● **WHAT IS REQUIRED**: Each line below should be retyped exactly, with no pictures.

● **SUPPLIED DATA**:
╭──

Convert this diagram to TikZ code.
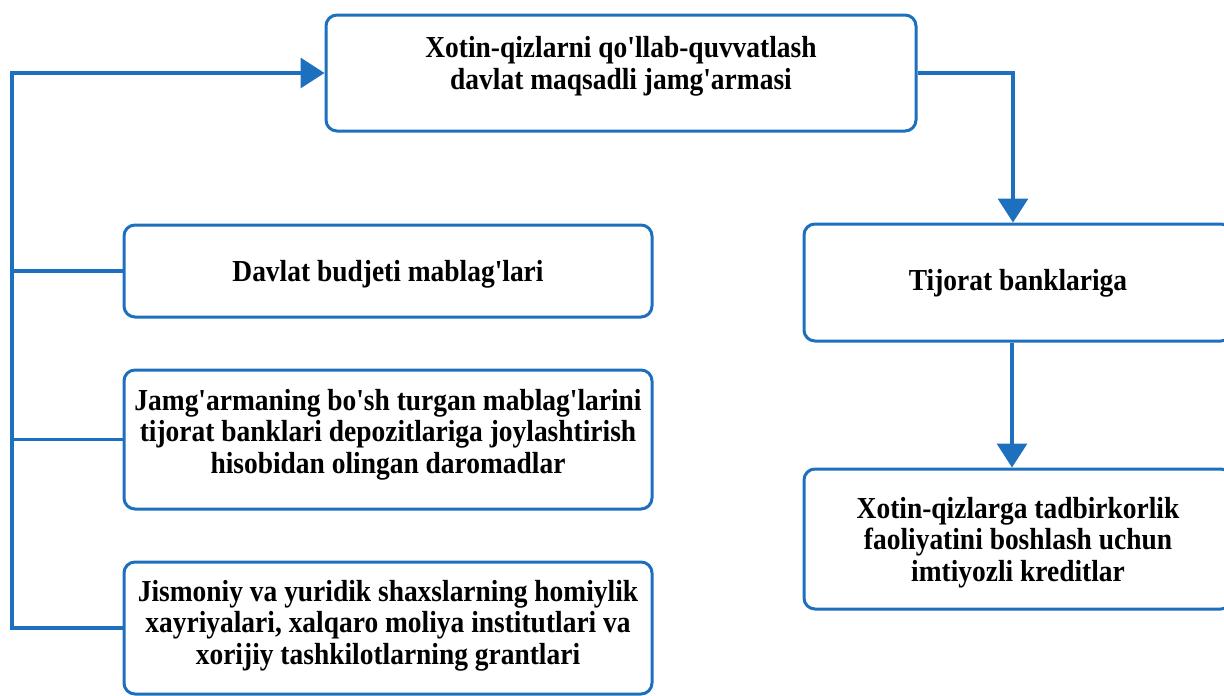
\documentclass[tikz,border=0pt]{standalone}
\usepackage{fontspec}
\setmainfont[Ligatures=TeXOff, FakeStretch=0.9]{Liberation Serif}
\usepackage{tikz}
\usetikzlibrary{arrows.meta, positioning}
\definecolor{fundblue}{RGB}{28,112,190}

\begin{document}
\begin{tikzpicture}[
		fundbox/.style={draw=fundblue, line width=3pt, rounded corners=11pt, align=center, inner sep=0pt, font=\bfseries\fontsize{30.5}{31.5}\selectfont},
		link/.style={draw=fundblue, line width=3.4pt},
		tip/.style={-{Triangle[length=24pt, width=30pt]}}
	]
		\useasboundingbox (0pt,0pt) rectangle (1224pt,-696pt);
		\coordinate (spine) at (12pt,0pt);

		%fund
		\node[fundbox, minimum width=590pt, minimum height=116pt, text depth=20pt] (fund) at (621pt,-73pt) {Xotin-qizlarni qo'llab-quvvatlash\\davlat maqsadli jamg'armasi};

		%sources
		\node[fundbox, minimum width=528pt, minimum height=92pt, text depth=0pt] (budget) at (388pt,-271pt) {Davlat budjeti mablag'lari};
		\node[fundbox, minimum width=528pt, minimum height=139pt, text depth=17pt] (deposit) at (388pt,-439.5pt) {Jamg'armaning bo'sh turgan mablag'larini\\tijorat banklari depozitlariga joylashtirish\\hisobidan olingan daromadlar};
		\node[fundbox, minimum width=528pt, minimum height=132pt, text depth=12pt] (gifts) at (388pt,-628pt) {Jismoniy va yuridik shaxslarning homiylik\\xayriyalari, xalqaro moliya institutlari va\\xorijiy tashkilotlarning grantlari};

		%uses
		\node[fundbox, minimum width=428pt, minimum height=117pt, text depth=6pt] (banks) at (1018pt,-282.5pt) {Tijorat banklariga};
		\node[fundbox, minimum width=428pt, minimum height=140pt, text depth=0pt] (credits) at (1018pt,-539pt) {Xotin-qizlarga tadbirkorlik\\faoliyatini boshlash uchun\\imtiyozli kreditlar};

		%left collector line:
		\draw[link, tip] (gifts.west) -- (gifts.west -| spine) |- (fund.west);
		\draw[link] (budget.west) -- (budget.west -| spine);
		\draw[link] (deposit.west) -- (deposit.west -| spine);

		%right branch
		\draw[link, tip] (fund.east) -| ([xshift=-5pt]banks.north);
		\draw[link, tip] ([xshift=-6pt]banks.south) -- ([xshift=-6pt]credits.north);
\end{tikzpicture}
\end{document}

╰──

● **FINISHED EXERCISE**:
Convert this diagram to TikZ code.
\documentclass[tikz,border=0pt]{standalone}
\usepackage{fontspec}
\setmainfont[Ligatures=TeXOff, FakeStretch=0.9]{Liberation Serif}
\usepackage{tikz}
\usetikzlibrary{arrows.meta, positioning}
\definecolor{fundblue}{RGB}{28,112,190}

\begin{document}
\begin{tikzpicture}[
		fundbox/.style={draw=fundblue, line width=3pt, rounded corners=11pt, align=center, inner sep=0pt, font=\bfseries\fontsize{30.5}{31.5}\selectfont},
		link/.style={draw=fundblue, line width=3.4pt},
		tip/.style={-{Triangle[length=24pt, width=30pt]}}
	]
		\useasboundingbox (0pt,0pt) rectangle (1224pt,-696pt);
		\coordinate (spine) at (12pt,0pt);

		%fund
		\node[fundbox, minimum width=590pt, minimum height=116pt, text depth=20pt] (fund) at (621pt,-73pt) {Xotin-qizlarni qo'llab-quvvatlash\\davlat maqsadli jamg'armasi};

		%sources
		\node[fundbox, minimum width=528pt, minimum height=92pt, text depth=0pt] (budget) at (388pt,-271pt) {Davlat budjeti mablag'lari};
		\node[fundbox, minimum width=528pt, minimum height=139pt, text depth=17pt] (deposit) at (388pt,-439.5pt) {Jamg'armaning bo'sh turgan mablag'larini\\tijorat banklari depozitlariga joylashtirish\\hisobidan olingan daromadlar};
		\node[fundbox, minimum width=528pt, minimum height=132pt, text depth=12pt] (gifts) at (388pt,-628pt) {Jismoniy va yuridik shaxslarning homiylik\\xayriyalari, xalqaro moliya institutlari va\\xorijiy tashkilotlarning grantlari};

		%uses
		\node[fundbox, minimum width=428pt, minimum height=117pt, text depth=6pt] (banks) at (1018pt,-282.5pt) {Tijorat banklariga};
		\node[fundbox, minimum width=428pt, minimum height=140pt, text depth=0pt] (credits) at (1018pt,-539pt) {Xotin-qizlarga tadbirkorlik\\faoliyatini boshlash uchun\\imtiyozli kreditlar};

		%left collector line:
		\draw[link, tip] (gifts.west) -- (gifts.west -| spine) |- (fund.west);
		\draw[link] (budget.west) -- (budget.west -| spine);
		\draw[link] (deposit.west) -- (deposit.west -| spine);

		%right branch
		\draw[link, tip] (fund.east) -| ([xshift=-5pt]banks.north);
		\draw[link, tip] ([xshift=-6pt]banks.south) -- ([xshift=-6pt]credits.north);
\end{tikzpicture}
\end{document}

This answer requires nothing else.